## [Required task]
Return each line containing the string "this".

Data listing
########
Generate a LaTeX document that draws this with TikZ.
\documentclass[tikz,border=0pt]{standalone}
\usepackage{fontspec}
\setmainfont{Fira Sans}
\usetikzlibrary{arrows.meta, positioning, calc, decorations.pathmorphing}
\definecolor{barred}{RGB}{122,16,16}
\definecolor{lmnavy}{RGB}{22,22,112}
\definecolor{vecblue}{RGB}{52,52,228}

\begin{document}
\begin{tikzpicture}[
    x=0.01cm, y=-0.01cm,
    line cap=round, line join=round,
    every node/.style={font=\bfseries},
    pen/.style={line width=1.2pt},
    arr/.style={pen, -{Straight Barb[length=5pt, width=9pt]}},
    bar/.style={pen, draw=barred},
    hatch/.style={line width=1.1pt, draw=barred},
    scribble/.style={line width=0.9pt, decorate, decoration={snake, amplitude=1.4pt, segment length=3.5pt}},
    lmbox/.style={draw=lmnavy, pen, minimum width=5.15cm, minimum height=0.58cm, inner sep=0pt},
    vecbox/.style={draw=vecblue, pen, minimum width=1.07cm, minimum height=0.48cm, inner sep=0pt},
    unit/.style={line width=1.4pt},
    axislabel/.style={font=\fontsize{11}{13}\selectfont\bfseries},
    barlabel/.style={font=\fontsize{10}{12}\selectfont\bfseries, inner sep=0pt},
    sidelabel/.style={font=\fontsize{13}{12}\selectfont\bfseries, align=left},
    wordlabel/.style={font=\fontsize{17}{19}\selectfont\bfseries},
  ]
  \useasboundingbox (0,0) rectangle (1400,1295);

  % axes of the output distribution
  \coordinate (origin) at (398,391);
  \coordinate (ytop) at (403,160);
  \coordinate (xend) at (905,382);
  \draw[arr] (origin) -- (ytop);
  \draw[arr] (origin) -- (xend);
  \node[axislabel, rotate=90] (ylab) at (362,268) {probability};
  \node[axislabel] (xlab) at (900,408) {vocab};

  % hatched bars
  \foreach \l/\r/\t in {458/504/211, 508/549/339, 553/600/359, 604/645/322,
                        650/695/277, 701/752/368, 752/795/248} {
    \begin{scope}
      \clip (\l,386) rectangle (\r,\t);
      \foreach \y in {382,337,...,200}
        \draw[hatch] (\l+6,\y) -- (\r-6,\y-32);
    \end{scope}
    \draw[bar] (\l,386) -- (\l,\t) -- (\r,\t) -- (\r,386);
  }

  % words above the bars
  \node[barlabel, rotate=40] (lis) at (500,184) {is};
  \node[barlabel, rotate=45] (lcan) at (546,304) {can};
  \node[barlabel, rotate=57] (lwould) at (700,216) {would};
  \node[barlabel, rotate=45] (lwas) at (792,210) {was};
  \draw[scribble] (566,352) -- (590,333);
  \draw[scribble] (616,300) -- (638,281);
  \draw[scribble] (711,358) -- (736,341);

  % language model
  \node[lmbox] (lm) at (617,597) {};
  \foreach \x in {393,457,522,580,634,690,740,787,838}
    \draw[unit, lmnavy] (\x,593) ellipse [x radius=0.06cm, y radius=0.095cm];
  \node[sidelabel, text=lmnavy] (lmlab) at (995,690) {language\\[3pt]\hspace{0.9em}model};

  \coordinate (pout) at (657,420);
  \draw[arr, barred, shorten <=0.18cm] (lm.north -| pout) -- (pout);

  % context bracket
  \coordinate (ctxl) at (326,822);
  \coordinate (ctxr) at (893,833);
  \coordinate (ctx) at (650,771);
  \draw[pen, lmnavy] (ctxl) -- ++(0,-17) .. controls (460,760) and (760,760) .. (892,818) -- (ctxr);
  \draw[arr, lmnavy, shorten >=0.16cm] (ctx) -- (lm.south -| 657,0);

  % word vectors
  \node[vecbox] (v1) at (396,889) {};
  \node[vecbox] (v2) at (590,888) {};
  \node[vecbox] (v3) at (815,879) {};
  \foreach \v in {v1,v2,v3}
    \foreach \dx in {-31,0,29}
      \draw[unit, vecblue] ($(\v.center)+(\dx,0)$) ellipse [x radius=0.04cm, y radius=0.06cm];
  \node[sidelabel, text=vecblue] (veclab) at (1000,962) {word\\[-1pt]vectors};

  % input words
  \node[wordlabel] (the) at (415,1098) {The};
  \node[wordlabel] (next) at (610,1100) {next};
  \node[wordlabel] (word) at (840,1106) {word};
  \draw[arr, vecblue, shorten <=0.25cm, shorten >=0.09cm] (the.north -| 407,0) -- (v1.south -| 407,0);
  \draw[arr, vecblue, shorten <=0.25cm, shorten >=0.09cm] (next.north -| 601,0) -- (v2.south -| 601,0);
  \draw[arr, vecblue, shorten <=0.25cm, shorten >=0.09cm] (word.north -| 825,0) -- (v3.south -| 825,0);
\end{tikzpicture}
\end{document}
########
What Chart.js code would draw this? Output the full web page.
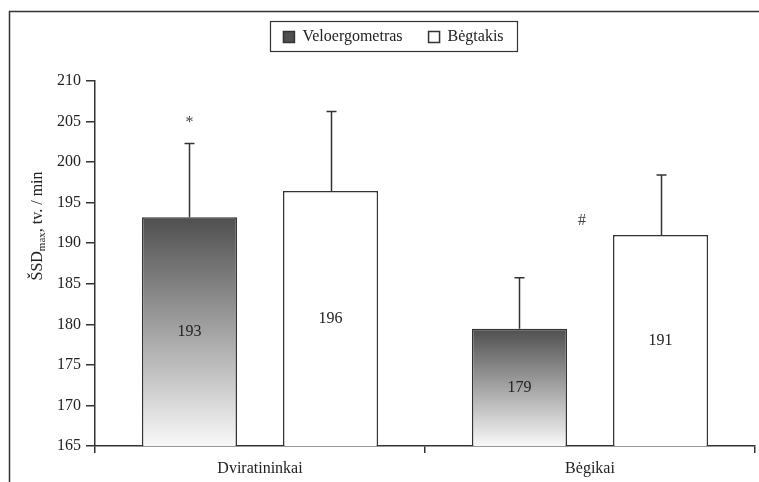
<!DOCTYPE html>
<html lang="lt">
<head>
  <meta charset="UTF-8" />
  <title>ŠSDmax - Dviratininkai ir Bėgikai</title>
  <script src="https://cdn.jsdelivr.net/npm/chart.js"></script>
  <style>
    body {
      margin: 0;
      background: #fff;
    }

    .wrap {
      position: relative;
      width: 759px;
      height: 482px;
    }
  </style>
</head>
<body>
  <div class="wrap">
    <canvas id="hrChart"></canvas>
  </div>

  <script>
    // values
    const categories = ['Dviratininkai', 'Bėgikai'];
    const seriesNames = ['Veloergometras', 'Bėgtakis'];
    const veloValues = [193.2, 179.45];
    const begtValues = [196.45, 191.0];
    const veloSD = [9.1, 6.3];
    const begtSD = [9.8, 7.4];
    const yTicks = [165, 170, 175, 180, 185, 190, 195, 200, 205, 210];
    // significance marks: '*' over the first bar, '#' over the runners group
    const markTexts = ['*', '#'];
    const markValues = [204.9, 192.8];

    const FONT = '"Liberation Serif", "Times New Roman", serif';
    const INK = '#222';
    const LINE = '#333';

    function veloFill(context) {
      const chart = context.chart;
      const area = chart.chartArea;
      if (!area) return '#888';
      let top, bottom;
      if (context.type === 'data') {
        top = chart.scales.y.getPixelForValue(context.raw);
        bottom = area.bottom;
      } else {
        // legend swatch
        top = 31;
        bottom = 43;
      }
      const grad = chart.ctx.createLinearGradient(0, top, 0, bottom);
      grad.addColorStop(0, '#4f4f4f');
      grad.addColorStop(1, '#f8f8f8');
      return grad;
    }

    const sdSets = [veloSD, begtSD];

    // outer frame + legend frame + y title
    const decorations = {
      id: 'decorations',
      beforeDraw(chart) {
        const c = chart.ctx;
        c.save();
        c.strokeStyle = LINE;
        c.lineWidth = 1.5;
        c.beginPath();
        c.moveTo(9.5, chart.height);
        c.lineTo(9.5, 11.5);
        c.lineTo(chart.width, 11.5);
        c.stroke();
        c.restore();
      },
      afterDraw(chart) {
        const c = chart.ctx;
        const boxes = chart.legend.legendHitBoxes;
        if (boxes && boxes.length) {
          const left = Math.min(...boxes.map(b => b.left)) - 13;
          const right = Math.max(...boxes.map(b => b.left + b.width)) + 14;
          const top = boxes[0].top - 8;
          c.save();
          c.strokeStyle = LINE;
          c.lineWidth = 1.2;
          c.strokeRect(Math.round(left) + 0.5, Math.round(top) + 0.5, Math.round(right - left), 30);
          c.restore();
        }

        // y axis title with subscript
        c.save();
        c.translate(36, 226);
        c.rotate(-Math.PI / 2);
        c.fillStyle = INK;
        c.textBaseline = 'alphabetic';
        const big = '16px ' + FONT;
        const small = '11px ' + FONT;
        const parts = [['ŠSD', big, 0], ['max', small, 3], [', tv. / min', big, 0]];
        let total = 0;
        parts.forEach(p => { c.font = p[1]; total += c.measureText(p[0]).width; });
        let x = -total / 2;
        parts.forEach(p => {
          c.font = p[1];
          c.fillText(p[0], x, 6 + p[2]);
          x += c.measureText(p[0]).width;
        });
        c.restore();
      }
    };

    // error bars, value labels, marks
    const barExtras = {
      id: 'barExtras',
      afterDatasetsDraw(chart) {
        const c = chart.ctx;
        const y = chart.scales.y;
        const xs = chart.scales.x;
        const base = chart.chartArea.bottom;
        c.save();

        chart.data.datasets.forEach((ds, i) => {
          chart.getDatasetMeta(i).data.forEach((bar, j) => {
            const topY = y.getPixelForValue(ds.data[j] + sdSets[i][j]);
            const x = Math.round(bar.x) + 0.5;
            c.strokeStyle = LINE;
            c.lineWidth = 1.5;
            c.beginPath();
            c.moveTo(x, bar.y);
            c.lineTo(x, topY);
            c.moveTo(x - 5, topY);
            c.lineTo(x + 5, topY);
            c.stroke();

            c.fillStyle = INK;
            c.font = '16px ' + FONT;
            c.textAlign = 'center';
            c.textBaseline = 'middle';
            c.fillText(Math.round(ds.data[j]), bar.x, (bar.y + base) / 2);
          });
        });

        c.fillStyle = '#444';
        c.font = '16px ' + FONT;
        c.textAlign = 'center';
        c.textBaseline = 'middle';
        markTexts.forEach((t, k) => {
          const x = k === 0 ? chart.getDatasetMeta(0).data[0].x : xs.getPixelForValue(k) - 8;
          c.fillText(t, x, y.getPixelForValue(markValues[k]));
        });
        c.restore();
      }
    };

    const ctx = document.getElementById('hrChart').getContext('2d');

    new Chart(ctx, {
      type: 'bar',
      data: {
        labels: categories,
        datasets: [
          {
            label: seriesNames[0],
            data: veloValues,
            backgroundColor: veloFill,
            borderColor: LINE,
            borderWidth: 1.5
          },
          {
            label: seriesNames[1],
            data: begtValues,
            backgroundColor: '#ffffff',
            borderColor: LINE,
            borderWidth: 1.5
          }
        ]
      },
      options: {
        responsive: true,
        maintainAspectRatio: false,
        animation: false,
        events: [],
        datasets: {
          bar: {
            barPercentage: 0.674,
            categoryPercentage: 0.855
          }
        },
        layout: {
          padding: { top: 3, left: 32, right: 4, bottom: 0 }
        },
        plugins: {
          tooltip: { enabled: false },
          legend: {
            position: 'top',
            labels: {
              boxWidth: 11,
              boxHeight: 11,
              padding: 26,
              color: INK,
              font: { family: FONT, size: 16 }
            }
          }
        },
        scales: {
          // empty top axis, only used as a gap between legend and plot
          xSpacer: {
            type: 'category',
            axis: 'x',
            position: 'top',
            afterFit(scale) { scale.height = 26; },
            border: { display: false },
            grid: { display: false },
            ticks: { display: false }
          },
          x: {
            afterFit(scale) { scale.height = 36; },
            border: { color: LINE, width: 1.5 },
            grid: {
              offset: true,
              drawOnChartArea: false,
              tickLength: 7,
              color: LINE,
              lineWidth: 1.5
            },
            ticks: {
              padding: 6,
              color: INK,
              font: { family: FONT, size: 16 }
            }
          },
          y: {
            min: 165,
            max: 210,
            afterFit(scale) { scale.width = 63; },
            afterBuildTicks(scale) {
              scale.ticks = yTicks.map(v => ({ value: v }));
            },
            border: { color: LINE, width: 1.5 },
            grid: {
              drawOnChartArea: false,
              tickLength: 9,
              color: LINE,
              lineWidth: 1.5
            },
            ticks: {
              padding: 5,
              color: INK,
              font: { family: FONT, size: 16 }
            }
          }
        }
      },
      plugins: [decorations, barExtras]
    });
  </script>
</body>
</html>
########
## [Task answer]
Generate a LaTeX document that draws this with TikZ.
What Chart.js code would draw this? Output the full web page.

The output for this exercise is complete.